(Figure scripts)
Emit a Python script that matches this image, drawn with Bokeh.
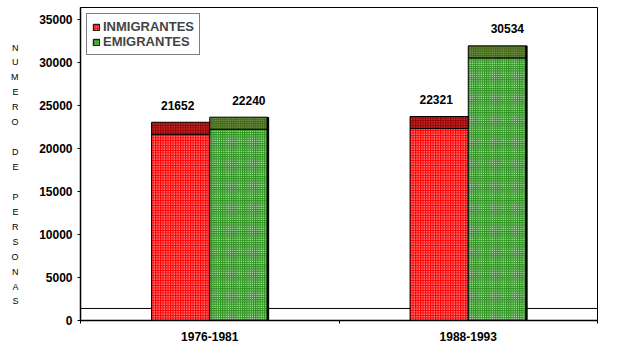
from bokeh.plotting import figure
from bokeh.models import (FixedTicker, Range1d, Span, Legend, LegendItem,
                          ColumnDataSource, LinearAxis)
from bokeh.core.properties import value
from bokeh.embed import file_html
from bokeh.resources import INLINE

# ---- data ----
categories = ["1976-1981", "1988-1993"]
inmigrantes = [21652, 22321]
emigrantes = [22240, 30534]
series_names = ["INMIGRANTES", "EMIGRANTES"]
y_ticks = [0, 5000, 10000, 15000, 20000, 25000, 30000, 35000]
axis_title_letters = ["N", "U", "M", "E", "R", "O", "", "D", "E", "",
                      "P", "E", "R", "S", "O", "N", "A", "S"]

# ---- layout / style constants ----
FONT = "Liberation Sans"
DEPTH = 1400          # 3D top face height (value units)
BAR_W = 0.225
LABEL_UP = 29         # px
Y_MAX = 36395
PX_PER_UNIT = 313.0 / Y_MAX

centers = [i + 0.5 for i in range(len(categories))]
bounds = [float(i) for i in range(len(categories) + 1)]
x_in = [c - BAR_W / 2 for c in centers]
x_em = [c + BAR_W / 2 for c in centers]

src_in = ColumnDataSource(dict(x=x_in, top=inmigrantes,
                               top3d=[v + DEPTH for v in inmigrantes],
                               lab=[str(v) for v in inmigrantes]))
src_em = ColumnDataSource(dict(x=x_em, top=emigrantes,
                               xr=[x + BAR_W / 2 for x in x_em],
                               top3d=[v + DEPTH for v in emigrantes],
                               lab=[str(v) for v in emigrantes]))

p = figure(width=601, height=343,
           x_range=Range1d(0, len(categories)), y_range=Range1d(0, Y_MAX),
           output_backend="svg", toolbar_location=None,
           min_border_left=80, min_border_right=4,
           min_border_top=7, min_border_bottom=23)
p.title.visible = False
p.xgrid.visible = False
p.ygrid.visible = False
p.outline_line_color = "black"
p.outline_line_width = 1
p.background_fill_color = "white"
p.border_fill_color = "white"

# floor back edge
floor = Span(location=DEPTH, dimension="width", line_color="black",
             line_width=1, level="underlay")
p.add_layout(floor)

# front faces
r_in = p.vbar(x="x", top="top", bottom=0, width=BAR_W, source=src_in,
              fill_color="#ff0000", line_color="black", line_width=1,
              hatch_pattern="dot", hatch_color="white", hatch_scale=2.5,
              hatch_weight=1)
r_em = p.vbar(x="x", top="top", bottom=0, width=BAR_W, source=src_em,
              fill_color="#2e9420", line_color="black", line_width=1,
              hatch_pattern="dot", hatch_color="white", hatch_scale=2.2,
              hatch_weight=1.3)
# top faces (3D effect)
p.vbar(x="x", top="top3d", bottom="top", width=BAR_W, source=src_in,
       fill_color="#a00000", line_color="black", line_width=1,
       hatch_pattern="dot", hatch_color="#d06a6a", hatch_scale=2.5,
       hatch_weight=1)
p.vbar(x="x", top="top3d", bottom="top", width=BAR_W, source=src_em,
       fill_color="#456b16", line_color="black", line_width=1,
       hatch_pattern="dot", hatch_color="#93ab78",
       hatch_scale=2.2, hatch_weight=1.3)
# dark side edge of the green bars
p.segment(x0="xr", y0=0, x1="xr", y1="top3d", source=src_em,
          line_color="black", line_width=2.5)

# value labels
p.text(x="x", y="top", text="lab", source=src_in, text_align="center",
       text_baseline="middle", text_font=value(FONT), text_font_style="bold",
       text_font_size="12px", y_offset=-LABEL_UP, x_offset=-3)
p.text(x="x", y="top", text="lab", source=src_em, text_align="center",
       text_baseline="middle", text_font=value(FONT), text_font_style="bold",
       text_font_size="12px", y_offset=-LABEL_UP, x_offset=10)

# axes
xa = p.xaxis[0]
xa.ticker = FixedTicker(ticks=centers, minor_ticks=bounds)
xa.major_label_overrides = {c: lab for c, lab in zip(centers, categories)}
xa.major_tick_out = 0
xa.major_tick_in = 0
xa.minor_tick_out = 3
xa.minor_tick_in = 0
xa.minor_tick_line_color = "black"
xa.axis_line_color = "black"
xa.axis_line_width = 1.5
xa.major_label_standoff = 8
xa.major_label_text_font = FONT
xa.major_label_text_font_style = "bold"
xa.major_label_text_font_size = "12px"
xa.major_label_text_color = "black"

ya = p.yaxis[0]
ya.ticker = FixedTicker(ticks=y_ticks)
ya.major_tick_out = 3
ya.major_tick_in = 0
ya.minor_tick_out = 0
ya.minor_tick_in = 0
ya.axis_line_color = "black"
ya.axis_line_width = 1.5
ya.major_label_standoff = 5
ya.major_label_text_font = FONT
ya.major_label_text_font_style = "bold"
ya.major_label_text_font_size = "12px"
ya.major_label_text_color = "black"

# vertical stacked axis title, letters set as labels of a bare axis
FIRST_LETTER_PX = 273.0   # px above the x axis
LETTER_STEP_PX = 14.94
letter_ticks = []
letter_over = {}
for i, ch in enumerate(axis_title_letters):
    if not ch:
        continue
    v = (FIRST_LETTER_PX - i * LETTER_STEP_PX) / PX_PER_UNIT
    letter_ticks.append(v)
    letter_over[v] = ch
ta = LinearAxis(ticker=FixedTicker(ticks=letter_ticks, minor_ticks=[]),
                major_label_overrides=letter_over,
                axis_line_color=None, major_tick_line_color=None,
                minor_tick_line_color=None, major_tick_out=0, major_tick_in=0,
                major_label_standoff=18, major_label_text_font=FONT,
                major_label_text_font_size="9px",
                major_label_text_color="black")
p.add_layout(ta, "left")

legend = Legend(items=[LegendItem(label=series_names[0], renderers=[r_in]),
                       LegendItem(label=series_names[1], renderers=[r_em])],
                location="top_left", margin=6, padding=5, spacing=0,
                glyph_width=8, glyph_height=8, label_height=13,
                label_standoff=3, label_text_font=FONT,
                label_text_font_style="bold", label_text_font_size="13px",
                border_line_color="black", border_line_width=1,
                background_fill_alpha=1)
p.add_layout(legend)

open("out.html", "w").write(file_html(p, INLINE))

...

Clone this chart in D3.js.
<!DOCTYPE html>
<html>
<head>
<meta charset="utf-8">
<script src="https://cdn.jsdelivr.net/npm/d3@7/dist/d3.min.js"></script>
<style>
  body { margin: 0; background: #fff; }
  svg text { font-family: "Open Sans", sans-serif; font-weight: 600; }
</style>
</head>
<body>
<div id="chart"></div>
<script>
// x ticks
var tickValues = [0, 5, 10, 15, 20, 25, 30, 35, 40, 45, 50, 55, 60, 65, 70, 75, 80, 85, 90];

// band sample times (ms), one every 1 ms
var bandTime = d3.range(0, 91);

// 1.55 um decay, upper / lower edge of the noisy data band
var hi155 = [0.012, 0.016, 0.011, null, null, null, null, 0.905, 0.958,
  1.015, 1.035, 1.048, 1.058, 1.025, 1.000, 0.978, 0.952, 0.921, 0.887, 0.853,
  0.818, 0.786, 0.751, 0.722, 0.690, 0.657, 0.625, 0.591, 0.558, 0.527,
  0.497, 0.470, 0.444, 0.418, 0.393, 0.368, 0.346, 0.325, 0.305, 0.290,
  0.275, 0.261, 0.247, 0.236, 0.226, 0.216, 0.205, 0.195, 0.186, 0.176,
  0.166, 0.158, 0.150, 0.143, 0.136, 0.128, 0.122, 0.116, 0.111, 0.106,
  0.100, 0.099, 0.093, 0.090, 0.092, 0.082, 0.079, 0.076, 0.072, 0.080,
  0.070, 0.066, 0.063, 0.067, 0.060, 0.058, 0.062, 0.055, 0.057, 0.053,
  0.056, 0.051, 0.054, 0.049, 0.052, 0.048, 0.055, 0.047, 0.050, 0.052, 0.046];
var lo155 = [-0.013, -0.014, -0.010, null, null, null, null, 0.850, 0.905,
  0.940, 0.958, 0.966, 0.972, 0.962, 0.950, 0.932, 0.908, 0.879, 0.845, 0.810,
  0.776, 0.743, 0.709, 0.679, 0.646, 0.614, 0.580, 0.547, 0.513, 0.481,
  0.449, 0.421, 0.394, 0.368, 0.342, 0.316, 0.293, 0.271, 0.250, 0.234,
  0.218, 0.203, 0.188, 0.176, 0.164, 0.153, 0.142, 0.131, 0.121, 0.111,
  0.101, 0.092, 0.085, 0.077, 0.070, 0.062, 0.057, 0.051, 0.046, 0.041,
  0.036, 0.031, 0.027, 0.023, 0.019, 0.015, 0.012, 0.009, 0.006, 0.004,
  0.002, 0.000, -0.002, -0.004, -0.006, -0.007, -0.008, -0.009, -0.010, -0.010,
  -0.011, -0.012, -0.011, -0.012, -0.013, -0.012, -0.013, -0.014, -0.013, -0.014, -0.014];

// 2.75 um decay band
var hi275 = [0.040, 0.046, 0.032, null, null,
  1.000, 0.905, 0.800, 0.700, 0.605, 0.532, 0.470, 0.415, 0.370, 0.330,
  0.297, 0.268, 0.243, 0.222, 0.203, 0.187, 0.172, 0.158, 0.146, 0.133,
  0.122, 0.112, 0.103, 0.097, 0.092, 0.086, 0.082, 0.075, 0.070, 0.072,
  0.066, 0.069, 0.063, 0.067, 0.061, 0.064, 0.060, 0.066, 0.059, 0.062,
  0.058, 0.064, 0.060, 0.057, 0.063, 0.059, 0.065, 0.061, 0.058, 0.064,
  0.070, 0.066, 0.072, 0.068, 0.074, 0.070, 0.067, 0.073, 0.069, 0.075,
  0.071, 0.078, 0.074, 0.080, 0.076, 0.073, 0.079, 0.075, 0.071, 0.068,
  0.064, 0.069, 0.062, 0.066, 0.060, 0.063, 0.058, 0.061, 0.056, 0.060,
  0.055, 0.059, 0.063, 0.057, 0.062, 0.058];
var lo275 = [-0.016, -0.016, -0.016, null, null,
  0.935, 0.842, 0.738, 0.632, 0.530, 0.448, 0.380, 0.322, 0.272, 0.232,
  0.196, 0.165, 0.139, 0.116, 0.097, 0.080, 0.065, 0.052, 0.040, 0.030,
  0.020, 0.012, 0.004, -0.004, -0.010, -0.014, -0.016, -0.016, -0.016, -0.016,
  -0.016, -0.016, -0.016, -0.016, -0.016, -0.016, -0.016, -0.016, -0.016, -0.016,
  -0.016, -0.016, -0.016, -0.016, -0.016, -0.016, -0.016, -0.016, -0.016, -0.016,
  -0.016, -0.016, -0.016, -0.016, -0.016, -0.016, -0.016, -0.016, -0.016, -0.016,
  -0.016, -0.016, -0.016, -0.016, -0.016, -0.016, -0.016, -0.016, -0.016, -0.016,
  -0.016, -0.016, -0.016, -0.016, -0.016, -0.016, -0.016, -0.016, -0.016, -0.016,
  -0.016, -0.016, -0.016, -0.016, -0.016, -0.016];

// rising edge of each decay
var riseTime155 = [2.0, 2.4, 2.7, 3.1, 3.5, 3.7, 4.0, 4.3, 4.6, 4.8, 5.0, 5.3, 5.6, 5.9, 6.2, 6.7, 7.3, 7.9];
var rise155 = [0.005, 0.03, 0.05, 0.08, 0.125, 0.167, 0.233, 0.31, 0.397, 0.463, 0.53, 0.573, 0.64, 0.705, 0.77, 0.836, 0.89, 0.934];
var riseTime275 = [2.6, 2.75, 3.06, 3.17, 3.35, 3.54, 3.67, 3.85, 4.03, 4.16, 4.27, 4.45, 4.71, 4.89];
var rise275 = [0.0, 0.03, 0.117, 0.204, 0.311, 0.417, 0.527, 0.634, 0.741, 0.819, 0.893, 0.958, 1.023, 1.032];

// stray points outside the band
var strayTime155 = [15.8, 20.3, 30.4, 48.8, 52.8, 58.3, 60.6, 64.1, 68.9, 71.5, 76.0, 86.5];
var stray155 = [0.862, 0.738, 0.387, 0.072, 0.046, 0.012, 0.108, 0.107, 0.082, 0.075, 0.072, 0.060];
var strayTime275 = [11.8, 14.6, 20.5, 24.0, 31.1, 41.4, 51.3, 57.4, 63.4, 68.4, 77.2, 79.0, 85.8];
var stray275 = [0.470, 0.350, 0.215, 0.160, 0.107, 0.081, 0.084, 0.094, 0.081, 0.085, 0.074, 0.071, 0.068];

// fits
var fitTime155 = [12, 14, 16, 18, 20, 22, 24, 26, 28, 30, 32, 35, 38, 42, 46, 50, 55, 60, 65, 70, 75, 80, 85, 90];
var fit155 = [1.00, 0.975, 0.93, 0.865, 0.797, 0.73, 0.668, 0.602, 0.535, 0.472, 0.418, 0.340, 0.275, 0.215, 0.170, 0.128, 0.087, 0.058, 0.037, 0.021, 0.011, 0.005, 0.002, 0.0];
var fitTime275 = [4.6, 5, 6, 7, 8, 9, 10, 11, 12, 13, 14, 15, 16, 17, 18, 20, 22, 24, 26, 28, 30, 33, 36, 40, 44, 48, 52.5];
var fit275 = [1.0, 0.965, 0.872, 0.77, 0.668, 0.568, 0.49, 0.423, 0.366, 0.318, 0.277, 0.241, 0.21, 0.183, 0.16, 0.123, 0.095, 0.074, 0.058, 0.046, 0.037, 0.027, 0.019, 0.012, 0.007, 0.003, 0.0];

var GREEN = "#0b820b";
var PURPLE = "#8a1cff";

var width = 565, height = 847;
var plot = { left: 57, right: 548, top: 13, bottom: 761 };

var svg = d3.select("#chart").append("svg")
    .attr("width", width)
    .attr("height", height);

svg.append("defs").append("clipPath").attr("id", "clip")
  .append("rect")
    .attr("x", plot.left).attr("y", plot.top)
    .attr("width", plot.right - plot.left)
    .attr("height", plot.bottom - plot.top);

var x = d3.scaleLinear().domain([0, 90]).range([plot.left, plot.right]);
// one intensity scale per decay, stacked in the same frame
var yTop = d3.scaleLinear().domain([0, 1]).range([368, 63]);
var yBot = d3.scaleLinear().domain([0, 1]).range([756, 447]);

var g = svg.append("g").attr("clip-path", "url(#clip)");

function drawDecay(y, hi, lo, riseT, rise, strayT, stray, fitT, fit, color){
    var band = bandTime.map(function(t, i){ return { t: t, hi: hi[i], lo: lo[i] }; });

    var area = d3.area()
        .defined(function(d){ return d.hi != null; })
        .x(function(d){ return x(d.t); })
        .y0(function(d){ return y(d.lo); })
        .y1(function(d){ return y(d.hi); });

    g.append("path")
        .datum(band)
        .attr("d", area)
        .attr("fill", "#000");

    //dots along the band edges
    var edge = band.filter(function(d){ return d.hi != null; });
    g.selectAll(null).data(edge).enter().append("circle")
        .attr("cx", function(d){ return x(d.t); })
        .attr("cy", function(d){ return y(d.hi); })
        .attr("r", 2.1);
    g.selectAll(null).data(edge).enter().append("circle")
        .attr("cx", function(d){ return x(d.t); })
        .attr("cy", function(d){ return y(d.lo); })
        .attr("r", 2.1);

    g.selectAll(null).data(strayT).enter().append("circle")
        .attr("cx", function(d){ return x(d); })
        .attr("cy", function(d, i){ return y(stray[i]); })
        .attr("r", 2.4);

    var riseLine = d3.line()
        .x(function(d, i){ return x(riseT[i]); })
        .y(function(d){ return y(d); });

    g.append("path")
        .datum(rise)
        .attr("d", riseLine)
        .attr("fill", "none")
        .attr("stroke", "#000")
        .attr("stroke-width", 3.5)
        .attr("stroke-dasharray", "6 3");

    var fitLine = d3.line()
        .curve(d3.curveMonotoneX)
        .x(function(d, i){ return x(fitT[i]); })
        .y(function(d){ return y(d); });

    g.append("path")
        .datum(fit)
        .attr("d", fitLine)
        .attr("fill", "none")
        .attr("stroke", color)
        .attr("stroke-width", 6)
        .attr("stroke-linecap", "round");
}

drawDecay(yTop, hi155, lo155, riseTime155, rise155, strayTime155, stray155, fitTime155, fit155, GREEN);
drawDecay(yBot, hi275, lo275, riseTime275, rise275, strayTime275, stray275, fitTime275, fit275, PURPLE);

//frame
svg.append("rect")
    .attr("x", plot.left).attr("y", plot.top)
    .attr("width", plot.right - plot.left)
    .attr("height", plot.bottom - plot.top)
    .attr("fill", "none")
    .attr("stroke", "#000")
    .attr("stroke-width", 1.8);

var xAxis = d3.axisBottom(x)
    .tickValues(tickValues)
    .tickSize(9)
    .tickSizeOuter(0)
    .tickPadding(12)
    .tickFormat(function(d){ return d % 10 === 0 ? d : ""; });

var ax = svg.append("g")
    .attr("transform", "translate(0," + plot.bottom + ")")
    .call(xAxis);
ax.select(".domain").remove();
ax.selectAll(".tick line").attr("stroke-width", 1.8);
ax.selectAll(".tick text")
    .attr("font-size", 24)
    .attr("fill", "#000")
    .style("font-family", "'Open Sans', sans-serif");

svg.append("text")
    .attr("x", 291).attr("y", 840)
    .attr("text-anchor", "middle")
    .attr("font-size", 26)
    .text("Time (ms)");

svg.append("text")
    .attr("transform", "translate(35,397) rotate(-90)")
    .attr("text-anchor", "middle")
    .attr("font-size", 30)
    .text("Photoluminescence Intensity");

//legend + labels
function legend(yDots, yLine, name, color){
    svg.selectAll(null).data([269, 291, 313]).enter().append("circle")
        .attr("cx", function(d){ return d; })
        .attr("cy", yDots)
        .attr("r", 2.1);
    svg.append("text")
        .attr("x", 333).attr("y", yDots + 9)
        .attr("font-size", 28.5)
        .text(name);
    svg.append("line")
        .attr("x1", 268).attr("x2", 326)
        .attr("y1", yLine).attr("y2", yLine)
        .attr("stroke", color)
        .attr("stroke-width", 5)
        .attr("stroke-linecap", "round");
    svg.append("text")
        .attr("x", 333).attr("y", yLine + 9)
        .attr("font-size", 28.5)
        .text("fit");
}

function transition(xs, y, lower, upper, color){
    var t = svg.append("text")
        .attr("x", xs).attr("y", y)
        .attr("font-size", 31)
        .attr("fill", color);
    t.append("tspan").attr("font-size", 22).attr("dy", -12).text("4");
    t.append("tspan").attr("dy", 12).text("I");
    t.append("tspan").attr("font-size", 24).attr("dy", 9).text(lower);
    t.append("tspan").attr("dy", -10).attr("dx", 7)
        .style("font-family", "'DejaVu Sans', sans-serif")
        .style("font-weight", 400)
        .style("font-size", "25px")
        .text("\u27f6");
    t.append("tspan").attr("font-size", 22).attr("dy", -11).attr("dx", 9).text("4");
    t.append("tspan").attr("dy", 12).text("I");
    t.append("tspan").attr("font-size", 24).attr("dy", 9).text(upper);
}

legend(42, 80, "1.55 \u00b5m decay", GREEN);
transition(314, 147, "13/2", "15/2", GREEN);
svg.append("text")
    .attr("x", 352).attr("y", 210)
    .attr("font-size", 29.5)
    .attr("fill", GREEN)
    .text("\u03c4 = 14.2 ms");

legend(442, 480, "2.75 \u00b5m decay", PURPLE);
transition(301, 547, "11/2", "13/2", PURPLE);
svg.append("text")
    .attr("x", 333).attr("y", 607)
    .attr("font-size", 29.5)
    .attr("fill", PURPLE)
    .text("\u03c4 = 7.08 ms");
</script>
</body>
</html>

▶ [Exercise details]
The word "this" may appear on some lines. Report how many lines hold it, giving the number alone.

▶ [Task answer]
2